(Data listing)
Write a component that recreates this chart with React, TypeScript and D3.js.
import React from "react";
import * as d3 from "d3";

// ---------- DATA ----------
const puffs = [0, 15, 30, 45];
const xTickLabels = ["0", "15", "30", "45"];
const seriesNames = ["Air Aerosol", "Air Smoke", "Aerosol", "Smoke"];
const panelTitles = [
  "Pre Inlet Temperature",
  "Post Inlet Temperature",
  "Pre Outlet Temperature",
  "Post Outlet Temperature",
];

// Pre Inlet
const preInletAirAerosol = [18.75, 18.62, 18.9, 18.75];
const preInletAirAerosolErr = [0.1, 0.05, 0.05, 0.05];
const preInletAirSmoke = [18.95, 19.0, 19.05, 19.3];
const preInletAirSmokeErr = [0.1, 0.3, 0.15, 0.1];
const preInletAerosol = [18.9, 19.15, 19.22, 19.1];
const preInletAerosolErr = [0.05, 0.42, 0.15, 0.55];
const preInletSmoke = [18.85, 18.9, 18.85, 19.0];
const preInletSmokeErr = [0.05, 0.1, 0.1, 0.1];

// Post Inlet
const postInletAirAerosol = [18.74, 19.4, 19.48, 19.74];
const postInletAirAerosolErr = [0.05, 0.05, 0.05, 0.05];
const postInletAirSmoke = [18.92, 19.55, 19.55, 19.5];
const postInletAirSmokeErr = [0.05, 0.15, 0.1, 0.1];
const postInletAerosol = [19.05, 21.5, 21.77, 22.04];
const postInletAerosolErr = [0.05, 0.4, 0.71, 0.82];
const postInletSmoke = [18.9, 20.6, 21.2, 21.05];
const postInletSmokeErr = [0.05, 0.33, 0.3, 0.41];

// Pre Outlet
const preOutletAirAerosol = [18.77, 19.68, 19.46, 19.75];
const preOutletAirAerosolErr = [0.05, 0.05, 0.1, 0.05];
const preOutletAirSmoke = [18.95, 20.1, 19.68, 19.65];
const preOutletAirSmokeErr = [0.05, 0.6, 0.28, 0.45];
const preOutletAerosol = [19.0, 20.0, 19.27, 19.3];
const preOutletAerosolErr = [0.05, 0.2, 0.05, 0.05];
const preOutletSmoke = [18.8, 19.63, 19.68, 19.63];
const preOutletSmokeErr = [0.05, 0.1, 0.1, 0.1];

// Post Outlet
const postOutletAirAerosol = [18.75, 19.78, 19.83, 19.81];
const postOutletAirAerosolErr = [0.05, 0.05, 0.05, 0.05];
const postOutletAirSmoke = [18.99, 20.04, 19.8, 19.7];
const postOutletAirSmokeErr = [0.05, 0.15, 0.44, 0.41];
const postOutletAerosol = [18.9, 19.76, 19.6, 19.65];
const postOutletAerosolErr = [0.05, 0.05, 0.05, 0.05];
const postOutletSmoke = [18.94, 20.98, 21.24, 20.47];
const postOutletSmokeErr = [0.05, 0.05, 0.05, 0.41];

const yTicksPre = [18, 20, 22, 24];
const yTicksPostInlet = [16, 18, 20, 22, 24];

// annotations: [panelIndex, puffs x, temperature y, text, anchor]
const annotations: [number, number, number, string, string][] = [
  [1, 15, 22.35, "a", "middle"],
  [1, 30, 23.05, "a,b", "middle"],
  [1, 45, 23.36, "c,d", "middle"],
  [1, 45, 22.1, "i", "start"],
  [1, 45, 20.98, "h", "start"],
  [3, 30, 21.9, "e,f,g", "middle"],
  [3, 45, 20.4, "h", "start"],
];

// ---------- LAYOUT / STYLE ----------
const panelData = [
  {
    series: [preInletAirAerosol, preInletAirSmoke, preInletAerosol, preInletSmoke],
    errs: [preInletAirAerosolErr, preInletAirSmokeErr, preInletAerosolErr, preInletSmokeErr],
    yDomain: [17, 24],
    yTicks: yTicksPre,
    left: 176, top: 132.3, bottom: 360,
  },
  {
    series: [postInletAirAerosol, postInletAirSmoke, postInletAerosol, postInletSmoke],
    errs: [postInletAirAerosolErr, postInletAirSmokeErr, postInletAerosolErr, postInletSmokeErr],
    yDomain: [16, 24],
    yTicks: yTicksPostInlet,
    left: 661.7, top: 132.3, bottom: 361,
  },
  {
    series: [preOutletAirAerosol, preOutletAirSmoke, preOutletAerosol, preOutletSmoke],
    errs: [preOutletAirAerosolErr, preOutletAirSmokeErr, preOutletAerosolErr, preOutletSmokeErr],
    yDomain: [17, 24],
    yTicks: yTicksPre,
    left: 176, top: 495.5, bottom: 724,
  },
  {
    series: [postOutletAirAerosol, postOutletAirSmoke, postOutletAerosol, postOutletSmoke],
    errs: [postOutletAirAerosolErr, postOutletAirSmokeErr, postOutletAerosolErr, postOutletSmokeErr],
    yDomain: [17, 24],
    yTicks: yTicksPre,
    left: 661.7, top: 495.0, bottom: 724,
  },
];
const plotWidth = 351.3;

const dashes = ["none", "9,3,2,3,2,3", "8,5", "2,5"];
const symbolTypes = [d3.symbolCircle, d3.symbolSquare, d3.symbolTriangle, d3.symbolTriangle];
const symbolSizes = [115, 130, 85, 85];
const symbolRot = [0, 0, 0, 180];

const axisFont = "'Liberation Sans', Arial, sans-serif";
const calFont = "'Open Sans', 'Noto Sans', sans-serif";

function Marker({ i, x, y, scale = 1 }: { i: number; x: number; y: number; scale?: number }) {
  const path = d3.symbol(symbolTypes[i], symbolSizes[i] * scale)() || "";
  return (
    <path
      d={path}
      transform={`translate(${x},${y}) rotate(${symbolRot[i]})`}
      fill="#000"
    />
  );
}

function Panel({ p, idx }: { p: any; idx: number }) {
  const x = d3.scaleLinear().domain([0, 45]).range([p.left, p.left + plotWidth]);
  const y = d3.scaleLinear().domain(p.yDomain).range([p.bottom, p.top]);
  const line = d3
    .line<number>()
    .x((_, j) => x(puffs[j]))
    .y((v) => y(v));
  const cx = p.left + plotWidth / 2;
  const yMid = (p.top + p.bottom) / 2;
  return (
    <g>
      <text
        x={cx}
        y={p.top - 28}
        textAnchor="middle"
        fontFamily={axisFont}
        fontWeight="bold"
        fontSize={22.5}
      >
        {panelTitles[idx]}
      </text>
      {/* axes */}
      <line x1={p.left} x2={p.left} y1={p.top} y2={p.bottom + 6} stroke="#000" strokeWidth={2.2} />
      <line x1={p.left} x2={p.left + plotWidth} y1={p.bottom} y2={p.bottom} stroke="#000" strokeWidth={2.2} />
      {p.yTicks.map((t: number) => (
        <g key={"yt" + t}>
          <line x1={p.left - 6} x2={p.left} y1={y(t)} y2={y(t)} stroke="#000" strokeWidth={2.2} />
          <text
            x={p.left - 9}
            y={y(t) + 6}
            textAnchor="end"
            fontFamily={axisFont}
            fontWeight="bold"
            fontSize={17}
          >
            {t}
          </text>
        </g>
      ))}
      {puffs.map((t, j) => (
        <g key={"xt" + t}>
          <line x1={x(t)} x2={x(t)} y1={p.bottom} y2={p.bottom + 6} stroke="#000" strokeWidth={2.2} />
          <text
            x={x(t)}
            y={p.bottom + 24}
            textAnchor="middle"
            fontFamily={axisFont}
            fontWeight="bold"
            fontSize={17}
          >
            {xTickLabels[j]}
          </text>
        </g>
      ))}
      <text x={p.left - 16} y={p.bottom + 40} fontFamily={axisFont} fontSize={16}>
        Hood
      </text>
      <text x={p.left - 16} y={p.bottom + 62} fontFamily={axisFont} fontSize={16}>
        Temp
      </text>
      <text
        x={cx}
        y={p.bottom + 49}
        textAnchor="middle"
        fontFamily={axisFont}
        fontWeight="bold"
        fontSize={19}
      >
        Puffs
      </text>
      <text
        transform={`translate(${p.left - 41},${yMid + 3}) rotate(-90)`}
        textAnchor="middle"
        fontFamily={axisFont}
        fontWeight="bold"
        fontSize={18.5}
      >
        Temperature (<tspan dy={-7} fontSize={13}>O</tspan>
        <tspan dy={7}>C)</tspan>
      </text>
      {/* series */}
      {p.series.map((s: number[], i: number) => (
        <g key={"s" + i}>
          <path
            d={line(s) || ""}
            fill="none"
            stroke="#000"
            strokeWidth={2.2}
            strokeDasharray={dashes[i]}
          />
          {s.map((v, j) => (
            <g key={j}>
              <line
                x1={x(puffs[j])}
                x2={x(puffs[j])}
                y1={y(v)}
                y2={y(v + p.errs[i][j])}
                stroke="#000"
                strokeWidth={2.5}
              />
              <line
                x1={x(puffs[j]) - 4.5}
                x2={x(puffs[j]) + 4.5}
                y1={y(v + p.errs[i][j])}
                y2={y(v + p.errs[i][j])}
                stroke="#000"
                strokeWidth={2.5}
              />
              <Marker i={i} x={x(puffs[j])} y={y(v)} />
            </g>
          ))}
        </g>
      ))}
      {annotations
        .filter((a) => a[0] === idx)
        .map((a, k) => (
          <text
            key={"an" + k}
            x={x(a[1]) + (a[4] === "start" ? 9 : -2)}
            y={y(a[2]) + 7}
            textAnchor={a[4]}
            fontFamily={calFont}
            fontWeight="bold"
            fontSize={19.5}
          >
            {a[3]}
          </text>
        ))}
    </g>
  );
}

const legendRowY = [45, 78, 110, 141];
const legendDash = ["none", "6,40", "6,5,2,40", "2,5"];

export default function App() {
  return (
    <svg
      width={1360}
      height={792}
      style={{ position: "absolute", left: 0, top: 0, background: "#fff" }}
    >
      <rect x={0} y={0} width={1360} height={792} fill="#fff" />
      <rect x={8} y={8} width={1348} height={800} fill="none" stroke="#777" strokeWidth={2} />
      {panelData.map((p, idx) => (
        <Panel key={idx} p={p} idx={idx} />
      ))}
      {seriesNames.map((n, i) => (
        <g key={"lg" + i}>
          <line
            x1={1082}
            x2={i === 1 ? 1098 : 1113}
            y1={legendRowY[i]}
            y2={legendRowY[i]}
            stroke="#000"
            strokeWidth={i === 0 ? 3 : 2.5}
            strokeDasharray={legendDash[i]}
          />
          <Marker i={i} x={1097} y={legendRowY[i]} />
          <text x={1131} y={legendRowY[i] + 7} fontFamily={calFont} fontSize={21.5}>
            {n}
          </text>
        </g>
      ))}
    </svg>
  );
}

* * *

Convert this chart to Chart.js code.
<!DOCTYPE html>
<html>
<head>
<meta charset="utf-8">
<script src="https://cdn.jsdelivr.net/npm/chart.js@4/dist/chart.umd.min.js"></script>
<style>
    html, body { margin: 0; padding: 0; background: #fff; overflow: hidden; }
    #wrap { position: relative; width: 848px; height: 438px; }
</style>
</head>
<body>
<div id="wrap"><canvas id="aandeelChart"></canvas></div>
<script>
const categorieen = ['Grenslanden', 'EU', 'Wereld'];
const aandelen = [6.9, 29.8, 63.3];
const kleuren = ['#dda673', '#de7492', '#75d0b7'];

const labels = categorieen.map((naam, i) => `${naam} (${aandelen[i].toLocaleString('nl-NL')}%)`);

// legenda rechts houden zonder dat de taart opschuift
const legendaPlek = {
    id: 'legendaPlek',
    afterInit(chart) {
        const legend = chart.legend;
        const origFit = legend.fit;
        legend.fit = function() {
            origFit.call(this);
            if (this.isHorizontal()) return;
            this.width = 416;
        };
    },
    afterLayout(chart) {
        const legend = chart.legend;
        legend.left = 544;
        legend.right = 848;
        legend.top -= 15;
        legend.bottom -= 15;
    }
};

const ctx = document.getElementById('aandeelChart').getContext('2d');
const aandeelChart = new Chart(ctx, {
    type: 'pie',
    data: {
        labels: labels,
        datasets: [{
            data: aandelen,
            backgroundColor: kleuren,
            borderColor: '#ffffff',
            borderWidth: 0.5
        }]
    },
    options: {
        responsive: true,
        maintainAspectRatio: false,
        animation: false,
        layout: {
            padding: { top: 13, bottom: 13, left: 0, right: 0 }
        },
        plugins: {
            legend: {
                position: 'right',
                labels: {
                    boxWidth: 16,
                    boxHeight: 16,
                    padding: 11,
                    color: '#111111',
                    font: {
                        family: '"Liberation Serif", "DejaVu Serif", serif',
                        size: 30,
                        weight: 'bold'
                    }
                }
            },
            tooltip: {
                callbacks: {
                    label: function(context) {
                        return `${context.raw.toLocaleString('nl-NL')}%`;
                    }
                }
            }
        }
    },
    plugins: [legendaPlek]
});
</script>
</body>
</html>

TASK STATEMENT >> From the entries above, extract only the lines running from the one containing "Convert this chart to Chart.js code." through the one containing "const kleuren = ['#dda673', '#de7492', '#75d0b7'];", inclusive.

WRITTEN ANSWER >>
Convert this chart to Chart.js code.
<!DOCTYPE html>
<html>
<head>
<meta charset="utf-8">
<script src="https://cdn.jsdelivr.net/npm/chart.js@4/dist/chart.umd.min.js"></script>
<style>
    html, body { margin: 0; padding: 0; background: #fff; overflow: hidden; }
    #wrap { position: relative; width: 848px; height: 438px; }
</style>
</head>
<body>
<div id="wrap"><canvas id="aandeelChart"></canvas></div>
<script>
const categorieen = ['Grenslanden', 'EU', 'Wereld'];
const aandelen = [6.9, 29.8, 63.3];
const kleuren = ['#dda673', '#de7492', '#75d0b7'];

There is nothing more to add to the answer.